By Jenn Watt
Oct. 25 2016
Last week a few journalists got to sit down with Yousef and Ghiyab Wiso and their two youngest children to hear about their experience as refugees from Syria who have become permanent residents in Canada.
Yousef described the family’s decision to leave their three-storey home in Aleppo Syria during the brutal civil war that has killed 280000 Syrians in five years. The most recent assault on the city killed 400 people – 100 of them children.
The United Nations High Commissioner for Human Rights said last week that the siege in the city qualified as “crimes of historic proportions.”
In 2012 the family of 10 made the difficult decision to leave their hometown when fighting broke out.
They became agricultural workers in Lebanon – housed in tents alongside farms – with little food for their family and no education for the children.
Then one day the United Nations contacted them about applying to come to Canada and everything changed.
While Haliburton is a beautiful place safe from bombs and bullets flying through the air it wasn’t until Yousef articulated their experience here that we could know just how they felt about being the only Syrian people for 100 kilometres.
To our collective relief we heard on Friday that the Wisos feel embraced by Haliburton.

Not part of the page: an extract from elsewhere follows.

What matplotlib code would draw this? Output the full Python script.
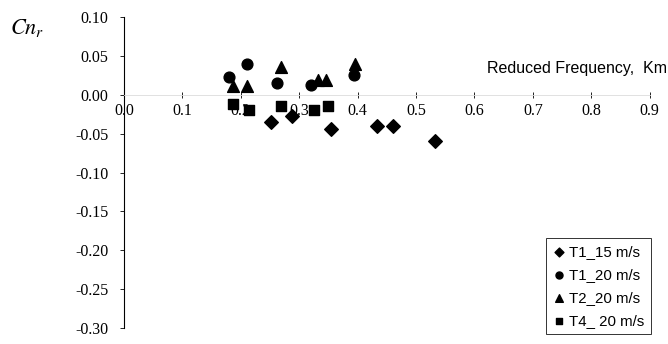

Yousef thanked the community for their kindness saying we had become like extended family. (He also thanked the Queen and prime minister.)
He reported that his children are making friends enjoying school and learning English.
The actions of this community (and the United Nations and Canada) in assisting the Wisos is profound in a way I can’t adequately express.
What this family has endured is beyond what any human should experience. Poor treatment lives destroyed home lost forever. Children without food to eat and parents without the means to feed them.
It was hard on Friday to look at one-year-old Nasime Wiso gurgling happily and crawling around with her tiny socked feet and knit sweater and imagine her within the destruction of Aleppo. Imagine her amongst the rubble dust and blood of war. How could we do this to each other?
And so it fills my heart with joy and sadness simultaneously to hear this family’s story and know that they are safe and have been treated well but also knowing that so many others are still left behind.
The Wisos teach us about the power of kindness and the horrors of war in their simple presence.
They notice our efforts and appreciate our concern. We have made a difference.